Keir Starmer’s opening six months in government have left the Lib Dems with numerous points of differentiation against Labour. On Europe, the Prime Minister has reaffirmed his pledge not to rejoin the single market and customs union and ruled out free movement for young people. On social care, the government has established another inquiry that will not conclude until 2028. The Lib Dems expect both issues to rise in salience – Brexit as economic growth remains poor and social care as the long-running crisis deepens.

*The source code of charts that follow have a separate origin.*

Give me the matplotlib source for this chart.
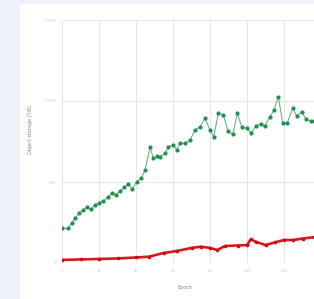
import matplotlib.pyplot as plt
from matplotlib.patches import Rectangle

# green series
green_x = [0, 3.4, 5.2, 7, 9.2, 11.5, 13.7, 15.7, 17.8, 20, 22.3, 25, 27.2, 29,
           31.4, 33.7, 35.7, 38, 40.4, 42.7, 44.9, 47.6, 49.3, 51.4, 53, 55.7,
           57.5, 60.2, 62, 63.6, 66.5, 69.2, 71.9, 74.6, 77.3, 80, 82, 84.5,
           87.2, 89.7, 92.3, 94.8, 97.1, 99.8, 102.2, 104.9, 107.4, 109.7,
           112.4, 114.6, 116.9, 119.3, 121.8, 124.7, 126.9, 129.6, 131.9,
           134.4, 136.2]
green_y = [214, 214, 245, 276, 307, 327, 348, 331, 358, 372, 385, 406, 434, 420,
           446, 467, 488, 455, 502, 523, 574, 716, 648, 660, 656, 677,
           718, 728, 698, 739, 739, 759, 821, 841, 893, 821, 780, 924,
           914, 815, 794, 924, 841, 831, 804, 846, 858, 846,
           903, 944, 1027, 866, 866, 955, 907, 934, 887,
           878, 878]

# red series
red_x = [0, 10, 20, 30, 40, 47, 55, 62, 70, 75, 80, 84, 88, 95, 100, 102,
         105, 110, 115, 120, 125, 130, 136]
red_y = [19, 22, 25, 28, 34, 39, 62, 74, 93, 101, 93, 80, 105, 108, 111, 146,
         130, 111, 127, 142, 142, 151, 159]

x_ticks = [0, 20, 40, 60, 80, 100, 120]
y_ticks = [0, 500, 1000, 1500]
y_tick_labels = ["0", "500", "1,000", "1,500"]

W, H = 314, 299
fig = plt.figure(figsize=(W / 100, H / 100), dpi=100)
fig.patch.set_facecolor("#eef1f9")
card = Rectangle((20 / W, 0), 1, 1 - 4 / H, transform=fig.transFigure,
                 facecolor="white", edgecolor="none", zorder=-5)
fig.add_artist(card)

px_per_unit = 1.85
xmax = 140
left, bottom, top = 62, 263, 20
ax = fig.add_axes([left / W, 1 - bottom / H, xmax * px_per_unit / W, (bottom - top) / H])
ax.set_zorder(1)
ax.set_facecolor("white")
ax.set_xlim(0, xmax)
ax.set_ylim(0, 1500)

ax.plot(green_x, green_y, color="#5aa877", lw=0.7, marker="o", ms=2.0,
        mfc="#1f9150", mec="#1f9150", zorder=3)
ax.plot(red_x, red_y, color="#d7191c", lw=1.9, marker="o", ms=1.6,
        mfc="#c81014", mec="#c81014", zorder=3)

ax.set_xticks(x_ticks)
ax.set_yticks(y_ticks)
ax.set_yticklabels(y_tick_labels)
ax.grid(True, color="#e6e6e6", lw=0.7)
ax.set_axisbelow(True)
for s in ax.spines.values():
    s.set_visible(False)
ax.tick_params(length=0, labelsize=3, labelcolor="#cccccc", pad=4)

ax.set_xlabel("Epoch", fontsize=3.5, color="#888888")
ax.xaxis.set_label_coords((185 - left) / (xmax * px_per_unit), -0.09)
ax.set_ylabel("Object storage (TiB)", fontsize=3.5, color="#888888")
ax.yaxis.set_label_coords((33 - left) / (xmax * px_per_unit), 0.55)

fig.savefig("out.png", dpi=100, facecolor=fig.get_facecolor())
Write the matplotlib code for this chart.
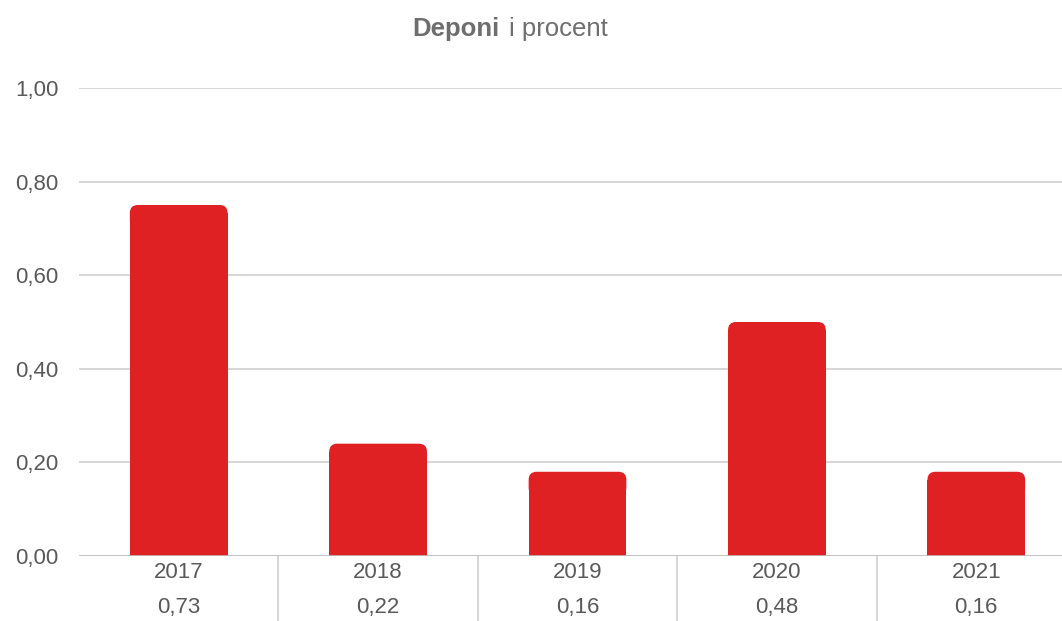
import matplotlib.pyplot as plt
from matplotlib.patches import FancyBboxPatch, Rectangle

years = ["2017", "2018", "2019", "2020", "2021"]
values = [0.73, 0.22, 0.16, 0.48, 0.16]
yticks = [0.0, 0.2, 0.4, 0.6, 0.8, 1.0]

red = "#e02124"
text_col = "#595959"
grid_col = "#d0d0d0"

plt.rcParams["font.family"] = ["Liberation Sans", "DejaVu Sans"]

fig = plt.figure(figsize=(10.62, 6.21), dpi=100)
# plot area runs a bit past the right edge, like the original
ax = fig.add_axes([79 / 1062, 65 / 621, 997 / 1062, 468 / 621])
ax.set_xlim(-0.5, len(years) - 0.5)
ax.set_ylim(0, 1.0)

ax.set_yticks(yticks)
ax.set_yticklabels([f"{t:.2f}".replace(".", ",") for t in yticks])
ax.tick_params(axis="y", length=0, pad=15, labelsize=16, labelcolor=text_col)
ax.set_xticks([])
ax.grid(axis="y", color=grid_col, linewidth=1.2)
ax.set_axisbelow(True)
for s in ax.spines.values():
    s.set_visible(False)

# bars with rounded tops
w = 0.49
cap = 0.02
r = 0.017
for i, v in enumerate(values):
    top = v + cap
    ax.add_patch(Rectangle((i - w / 2, -0.004), w, top - r + 0.004, color=red, lw=0, zorder=3))
    ax.add_patch(FancyBboxPatch((i - w / 2, top - 3 * r), w, 3 * r,
                                boxstyle="round,pad=0,rounding_size=0.04",
                                mutation_aspect=r / 0.04, color=red, lw=0, zorder=3))

# zero line
ax.axhline(0, color="#bfbfbf", lw=1.2, zorder=4)

# data table under the axis
for i, (yr, v) in enumerate(zip(years, values)):
    ax.text(i, -17 / 468, yr, ha="center", va="center", fontsize=16, color=text_col,
            clip_on=False)
    ax.text(i, -51 / 468, f"{v:.2f}".replace(".", ","), ha="center", va="center",
            fontsize=16, color=text_col, clip_on=False)
for i in range(len(years) - 1):
    ax.plot([i + 0.5, i + 0.5], [0, -0.2], color=grid_col, lw=1.2, clip_on=False)

# title: bold first word, rest normal
fig.text(500 / 1062, 1 - 36 / 621, "Deponi", ha="right", va="baseline",
         fontsize=18.5, fontweight="bold", color="#6e6e6e")
fig.text(509 / 1062, 1 - 36 / 621, "i procent", ha="left", va="baseline",
         fontsize=18.5, color="#6e6e6e")

fig.savefig("out.png", dpi=100)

They also aim to position themselves as “the only party that will criticise Donald Trump”. Reform and the Tories, they say, don’t want to while Labour – for diplomatic reasons – can’t. That’s a stance supported by Lib Dem and Green voters, though it’s worth noting that the public at large believe Starmer should prioritise “working with” Trump rather than “standing up” to him (by 44 to 37 per cent).

Should the polls remain as tight as they are, speculation of a hung parliament after the next election will rise. The widespread assumption is that the Lib Dems would be open to a deal with Labour. “He’s quite a courteous man, he seems a decent guy,” Davey said of Starmer when I interviewed him last year and the mutual respect between the two is clear at Prime Minister’s Questions.

But don’t expect the Lib Dems to fixate on post-election scenarios. After becoming leader in 2020, Davey sat his ten fellow MPs down and told them that “previous leaders had spent so much time trying to answer that question that they didn’t focus on winning seats”.

Five years on – with seven times as many MPs – Davey has no intention of changing his winning formula.